Know Your Levels, part 1!

Photo by Scott Webb on Unsplash

Think of a house, perhaps your own. There are several rooms and areas in our homes. There’s the living room, the bedrooms, the master bedroom, the kitchen, the front porch, even the sidewalk. There are different “levels” within each home. There’s also certain areas we let people onto or into and some areas we keep people out of. And for good reasons! Not everybody should be allowed at every level of your home. Certain domains within our houses are more intimate where we don’t just allow anybody to come in.

Now think of your life and the people you allow to speak into it. What if your life is the house? And, what if we identified FOUR areas or “levels” of sharing in your life? What people do we allow to share at varying levels? And, are they the right people?

In the Spring, I went to a leadership conference called “Catalyst” and heard one speaker named Mike Foster speak on Levels of Sharing. I thought today I would simply restate what I learned from his teaching during that conference. Since hearing this, I have re-taught it now several times because it really impacted me and made me adjust who I allow to share at certain levels of my life. We cannot allow anybody to speak into any area. This teaching will no doubt make you think, maybe even re-evaluate who you allow at the most intimate parts of your life. This is focused on reflection.

There’s really FOUR Levels that we allow people to share with us.
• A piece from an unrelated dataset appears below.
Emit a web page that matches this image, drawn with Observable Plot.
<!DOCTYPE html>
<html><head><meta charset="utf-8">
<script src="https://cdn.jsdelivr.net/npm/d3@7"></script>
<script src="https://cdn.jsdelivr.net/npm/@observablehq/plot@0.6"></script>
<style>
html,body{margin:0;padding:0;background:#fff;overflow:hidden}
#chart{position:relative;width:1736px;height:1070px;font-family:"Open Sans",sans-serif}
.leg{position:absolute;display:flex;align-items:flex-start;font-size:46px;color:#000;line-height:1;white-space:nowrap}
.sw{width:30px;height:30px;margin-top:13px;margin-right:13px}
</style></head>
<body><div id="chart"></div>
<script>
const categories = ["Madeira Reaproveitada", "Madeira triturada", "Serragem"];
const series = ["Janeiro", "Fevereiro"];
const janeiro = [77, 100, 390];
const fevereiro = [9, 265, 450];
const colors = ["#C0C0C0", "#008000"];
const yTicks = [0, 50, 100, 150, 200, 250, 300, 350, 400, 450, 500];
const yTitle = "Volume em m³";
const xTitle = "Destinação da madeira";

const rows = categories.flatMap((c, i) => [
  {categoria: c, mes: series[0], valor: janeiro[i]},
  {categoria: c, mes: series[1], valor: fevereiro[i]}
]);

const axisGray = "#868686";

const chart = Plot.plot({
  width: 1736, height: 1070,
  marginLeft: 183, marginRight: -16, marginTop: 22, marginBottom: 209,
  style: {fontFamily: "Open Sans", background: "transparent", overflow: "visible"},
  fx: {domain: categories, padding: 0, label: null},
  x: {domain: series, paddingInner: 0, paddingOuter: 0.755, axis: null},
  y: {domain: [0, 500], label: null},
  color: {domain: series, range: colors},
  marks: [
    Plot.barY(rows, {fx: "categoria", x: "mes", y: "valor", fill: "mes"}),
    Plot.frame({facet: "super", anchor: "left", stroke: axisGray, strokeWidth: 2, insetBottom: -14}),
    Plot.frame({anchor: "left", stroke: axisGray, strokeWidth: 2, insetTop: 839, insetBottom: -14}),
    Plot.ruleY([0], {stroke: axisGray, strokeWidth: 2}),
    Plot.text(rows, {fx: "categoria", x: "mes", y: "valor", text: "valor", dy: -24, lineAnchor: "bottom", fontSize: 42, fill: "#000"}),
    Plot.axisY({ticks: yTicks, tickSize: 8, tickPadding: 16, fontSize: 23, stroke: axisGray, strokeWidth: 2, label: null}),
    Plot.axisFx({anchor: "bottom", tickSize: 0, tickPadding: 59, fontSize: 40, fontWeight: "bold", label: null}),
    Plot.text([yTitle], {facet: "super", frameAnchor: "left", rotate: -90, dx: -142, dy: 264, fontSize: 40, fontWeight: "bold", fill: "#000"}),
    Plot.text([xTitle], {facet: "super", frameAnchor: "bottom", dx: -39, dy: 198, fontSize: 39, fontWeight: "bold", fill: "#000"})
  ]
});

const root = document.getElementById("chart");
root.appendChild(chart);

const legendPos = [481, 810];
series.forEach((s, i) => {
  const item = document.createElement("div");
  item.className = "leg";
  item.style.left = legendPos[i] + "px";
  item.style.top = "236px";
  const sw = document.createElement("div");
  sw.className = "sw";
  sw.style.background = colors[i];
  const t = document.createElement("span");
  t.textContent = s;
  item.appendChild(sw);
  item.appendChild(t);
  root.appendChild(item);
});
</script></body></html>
They range in intimacy and gravity from least to greatest: the sidewalk, the front porch, the living room, and the master bedroom… This blog post will be divided up into TWO separate posts! So, stay tuned because this weekend I’ll post “part 2.”

Master Bedroom – Level 4

Let’s go in reverse order… Starting with the Master Bedroom. This is the area of your life that is most intimate. Here’s what I’ve realized: there are people in our master bedroom (that we allow to share into our lives) that SHOULD NOT be there! Then, there’s some that we have not allowed to dwell there that desperately need to be there. This is the level we must get right!
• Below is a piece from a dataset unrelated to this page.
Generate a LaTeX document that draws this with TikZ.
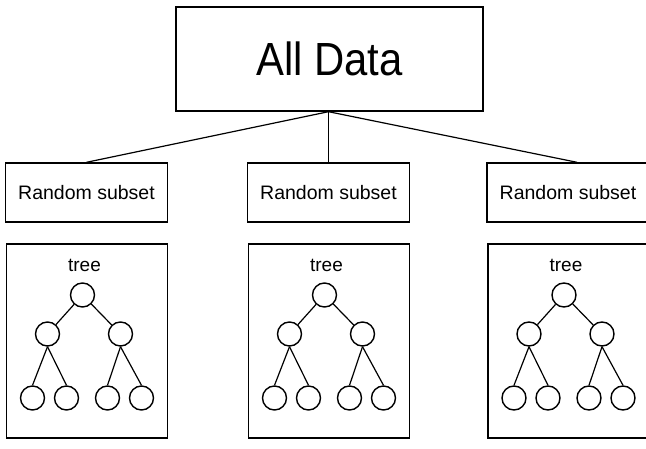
\documentclass[tikz,border=0pt]{standalone}
\usepackage{fontspec}
\setmainfont{Liberation Sans}
\newfontfamily\titlefont[FakeStretch=0.9]{Liberation Sans}
\begin{document}
\begin{tikzpicture}[x=1pt,y=-1pt,line width=1.4pt,
  box/.style={draw,rectangle,inner sep=0pt},
  leaf/.style={draw,circle,minimum size=24pt,inner sep=0pt},
  lbl/.style={font=\fontsize{19.5}{22}\selectfont},
  edge/.style={line width=1.2pt}]
\useasboundingbox (0,0) rectangle (646,449);
\node[box,minimum width=307pt,minimum height=104pt,font=\titlefont\fontsize{46.5}{50}\selectfont] (top) at (329.5,59) {All Data};
\foreach \i/\c in {1/86.5,2/328.5,3/568} {
  \node[box,minimum width=162pt,minimum height=59pt,lbl] (sub\i) at (\c,192.5) {Random subset};
  \node[box,minimum width=161pt,minimum height=194pt] (tb\i) at (\c+0.5,341) {};
  \node[font=\fontsize{19}{21}\selectfont] (tl\i) at (\c-2,265) {tree};
  \node[leaf] (r\i) at (\c-4,295) {};
  \node[leaf] (a\i) at (\c-39,334) {};
  \node[leaf] (b\i) at (\c+34,334) {};
  \node[leaf] (aa\i) at (\c-54,398) {};
  \node[leaf] (ab\i) at (\c-20,398) {};
  \node[leaf] (ba\i) at (\c+21,398) {};
  \node[leaf] (bb\i) at (\c+55,398) {};
  \draw[edge] (r\i) -- (a\i);
  \draw[edge] (r\i) -- (b\i);
  \draw[edge] (a\i.south) -- (aa\i.north);
  \draw[edge] (a\i.south) -- (ab\i.north);
  \draw[edge] (b\i.south) -- (ba\i.north);
  \draw[edge] (b\i.south) -- (bb\i.north);
}
\coordinate (hub) at ([xshift=-1pt]top.south);
\draw[edge] (hub) -- (sub1.north);
\draw[edge] (hub) -- (sub2.north);
\draw[edge] (hub) -- ([xshift=9pt]sub3.north);
\end{tikzpicture}
\end{document}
I’ve met married people that don’t even allow their spouse into the most intimate parts of their lives. The people who need to be here are the ones who’s words will carry the most weight. They are the ones that are 100% “for” you. They have no agenda other than to selflessly love you. Who is this in your life? Perhaps you need to do some kicking out of those who have set up camp in the most intimate parts of your life but don’t have your best interest in mind. Maybe you need to open up and invite in someone who needs to be there. Who you have at your “master bedroom” level of sharing will make the most difference in your life and leadership, guaranteed.

Living Room – Level 3

The only other place “inside” of your life is the living room level… This is where you allow people to speak into your life but not at the most intimate level. These are people who are very influential on your life and leadership and who you “do life” with. In church terms, this is your small group. They are folks who are for you and will be there for you. They don’t spend every waking moment with you but it’s often enough.
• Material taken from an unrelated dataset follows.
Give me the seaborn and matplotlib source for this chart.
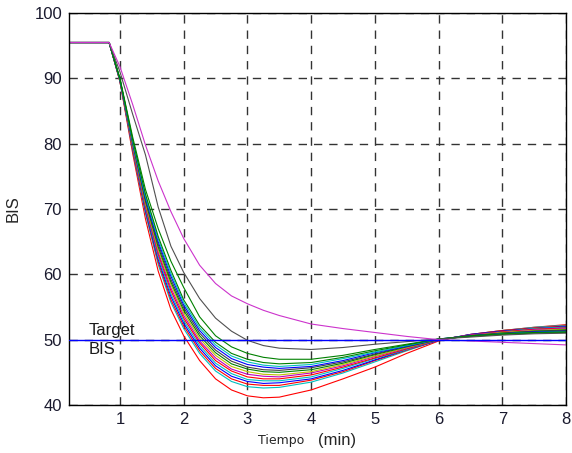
import numpy as np
import pandas as pd
import matplotlib
matplotlib.use("Agg")
import matplotlib.pyplot as plt
import seaborn as sns

# sample times (min)
tiempo = [0.2, 0.83, 1.0, 1.2, 1.4, 1.6, 1.8, 2.0, 2.25, 2.5, 2.75, 3.0, 3.25,
          3.5, 4.0, 4.5, 5.0, 5.5, 6.0, 6.5, 7.0, 7.5, 8.0]

# BIS response of each simulated patient
bis_r0 = [95.5, 95.5, 89.5, 78.5, 68.5, 60.5, 54.6, 50.6, 46.8, 44.0, 42.3, 41.4, 41.1, 41.2, 42.3, 44.0, 45.8, 47.9, 49.8, 50.8, 51.4, 51.9, 52.3]
bis_c0 = [95.5, 95.5, 89.6, 79.0, 69.3, 61.5, 55.7, 51.7, 47.9, 45.2, 43.6, 42.8, 42.6, 42.7, 43.5, 44.9, 46.6, 48.3, 49.9, 50.8, 51.4, 51.9, 52.2]
bis_r1 = [95.5, 95.5, 89.6, 79.1, 69.6, 61.9, 56.1, 52.1, 48.3, 45.6, 44.0, 43.2, 43.0, 43.0, 43.8, 45.1, 46.8, 48.4, 49.9, 50.8, 51.4, 51.8, 52.1]
bis_b1 = [95.5, 95.5, 89.7, 79.3, 69.8, 62.3, 56.6, 52.5, 48.7, 46.0, 44.4, 43.6, 43.3, 43.4, 44.0, 45.3, 46.9, 48.5, 49.9, 50.8, 51.3, 51.7, 52.0]
bis_c1 = [95.5, 95.5, 89.7, 79.4, 70.1, 62.7, 57.0, 52.9, 49.1, 46.4, 44.8, 43.9, 43.7, 43.7, 44.3, 45.6, 47.1, 48.5, 50.0, 50.7, 51.2, 51.7, 51.9]
bis_r2 = [95.5, 95.5, 89.7, 79.6, 70.4, 63.1, 57.5, 53.3, 49.5, 46.8, 45.2, 44.3, 44.0, 44.0, 44.6, 45.8, 47.2, 48.6, 50.0, 50.7, 51.2, 51.6, 51.8]
bis_m1 = [95.5, 95.5, 89.7, 79.7, 70.7, 63.4, 57.9, 53.7, 49.8, 47.2, 45.5, 44.7, 44.4, 44.3, 44.9, 46.0, 47.4, 48.7, 50.0, 50.7, 51.1, 51.5, 51.7]
bis_y1 = [95.5, 95.5, 89.8, 79.9, 70.9, 63.8, 58.4, 54.1, 50.2, 47.6, 45.9, 45.1, 44.7, 44.6, 45.1, 46.2, 47.5, 48.8, 50.0, 50.6, 51.1, 51.4, 51.6]
bis_g1 = [95.5, 95.5, 89.8, 80.0, 71.2, 64.2, 58.8, 54.5, 50.6, 48.0, 46.3, 45.5, 45.1, 45.0, 45.4, 46.4, 47.7, 48.9, 50.0, 50.6, 51.0, 51.3, 51.5]
bis_k1 = [95.5, 95.5, 89.8, 80.2, 71.5, 64.6, 59.2, 54.9, 51.0, 48.4, 46.7, 45.8, 45.4, 45.3, 45.7, 46.6, 47.8, 49.0, 50.0, 50.6, 51.0, 51.3, 51.4]
bis_b2 = [95.5, 95.5, 89.8, 80.3, 71.7, 65.0, 59.7, 55.3, 51.4, 48.8, 47.1, 46.2, 45.8, 45.6, 45.9, 46.8, 48.0, 49.0, 50.1, 50.6, 50.9, 51.2, 51.3]
bis_c2 = [95.5, 95.5, 89.9, 80.4, 72.0, 65.4, 60.1, 55.7, 51.8, 49.2, 47.5, 46.6, 46.1, 45.9, 46.2, 47.1, 48.1, 49.1, 50.1, 50.5, 50.9, 51.1, 51.2]
bis_g2 = [95.5, 95.5, 89.9, 80.6, 72.3, 65.8, 60.6, 56.1, 52.2, 49.6, 47.9, 47.0, 46.5, 46.3, 46.5, 47.3, 48.3, 49.2, 50.1, 50.5, 50.8, 51.0, 51.1]
bis_g3 = [95.5, 95.5, 90.0, 81.0, 73.0, 67.0, 62.0, 58.0, 53.5, 50.6, 48.9, 47.9, 47.3, 47.0, 47.0, 47.6, 48.5, 49.3, 50.1, 50.6, 50.9, 51.1, 51.2]
bis_k2 = [95.5, 95.5, 91.0, 84.5, 78.3, 70.3, 64.3, 60.3, 56.3, 53.3, 51.3, 49.9, 49.1, 48.7, 48.5, 48.8, 49.3, 49.7, 50.1, 50.4, 50.7, 50.9, 51.0]
bis_m2 = [95.5, 95.5, 91.8, 86.0, 79.8, 74.3, 69.6, 65.5, 61.4, 58.6, 56.7, 55.5, 54.5, 53.7, 52.4, 51.7, 51.1, 50.5, 50.0, 49.8, 49.6, 49.4, 49.2]

target_bis = 50

curves = [
    ("r0", bis_r0, "#ff0000"), ("c0", bis_c0, "#00bfbf"), ("r1", bis_r1, "#ff0000"),
    ("b1", bis_b1, "#0000ff"), ("c1", bis_c1, "#00bfbf"), ("r2", bis_r2, "#ff0000"),
    ("m1", bis_m1, "#bf00bf"), ("y1", bis_y1, "#bfbf00"), ("g1", bis_g1, "#008000"),
    ("k1", bis_k1, "#404040"), ("b2", bis_b2, "#0000ff"), ("c2", bis_c2, "#00bfbf"),
    ("g2", bis_g2, "#008000"), ("g3", bis_g3, "#008000"), ("k2", bis_k2, "#505050"),
    ("m2", bis_m2, "#cc33cc"),
]

df = pd.concat([pd.DataFrame({"tiempo": tiempo, "bis": vals, "curve": name})
                for name, vals, _ in curves], ignore_index=True)
palette = {name: col for name, _, col in curves}

sns.set_style("white")
plt.rcParams['font.family'] = ['Liberation Sans', 'DejaVu Sans']

fig = plt.figure(figsize=(5.72, 4.53), dpi=100)
ax = fig.add_axes([0.1206, 0.106, 0.869, 0.865])

sns.lineplot(data=df, x="tiempo", y="bis", hue="curve", palette=palette,
             estimator=None, sort=False, legend=False, linewidth=0.8, ax=ax)
ax.axhline(target_bis, color="#0000ff", linewidth=1.0, zorder=3)

ax.set_xlim(0.2, 8)
ax.set_ylim(40, 100)
ax.set_xticks(range(1, 9))
ax.set_yticks(range(40, 101, 10))
ax.tick_params(direction="in", length=4, labelsize=12, colors="black", pad=5)
for lbl in ax.get_xticklabels() + ax.get_yticklabels():
    lbl.set_color("#1a1a2e")

ax.grid(True, color="#333333", linestyle=(0, (6, 5)), linewidth=1.0)
for s in ax.spines.values():
    s.set_color("black")
    s.set_linewidth(1.0)

ax.set_xlabel("")
ax.set_ylabel("BIS", fontsize=12, labelpad=10)
ax.text(0.38, -0.09, "Tiempo", transform=ax.transAxes, fontsize=9,
        family="DejaVu Sans", va="center", ha="left")
ax.text(0.50, -0.09, "(min)", transform=ax.transAxes, fontsize=12,
        va="center", ha="left")

ax.text(0.51, 50.3, "Target", fontsize=12, va="bottom", ha="left", color="#1a1a1a")
ax.text(0.51, 49.6, "BIS", fontsize=12, va="top", ha="left", color="#1a1a1a")

fig.savefig("out.png", dpi=100)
Sometimes we allow these folks to get into our master bedroom which is where they don’t really need to be. But sometimes, we still have people in our living room speaking into our lives when they really have no business being there. But we need the right people in this space. We need people who do life with us often enough, and who love us well enough, that they will speak the truth you need to hear into your life. I have a much smaller group of people in my living room (and even smaller in my master bedroom). The people in my living room are ones that I know are for me and will be there when I really need them. Likewise, I’ll be there for them. Why? Because we are doing life together.

What are your levels?

All of us have people in these levels of our lives. We will dive into the other two over the weekend. This is to get us started with the most intimate “inside” folks in each of our lives. Why am I writing about this? Great question. The reason I chose this topic this week is because if we don’t put people where they belong in our life, we will end up burning down our own house. But, our life and leadership will surely thrive when we have people at the right levels of sharing.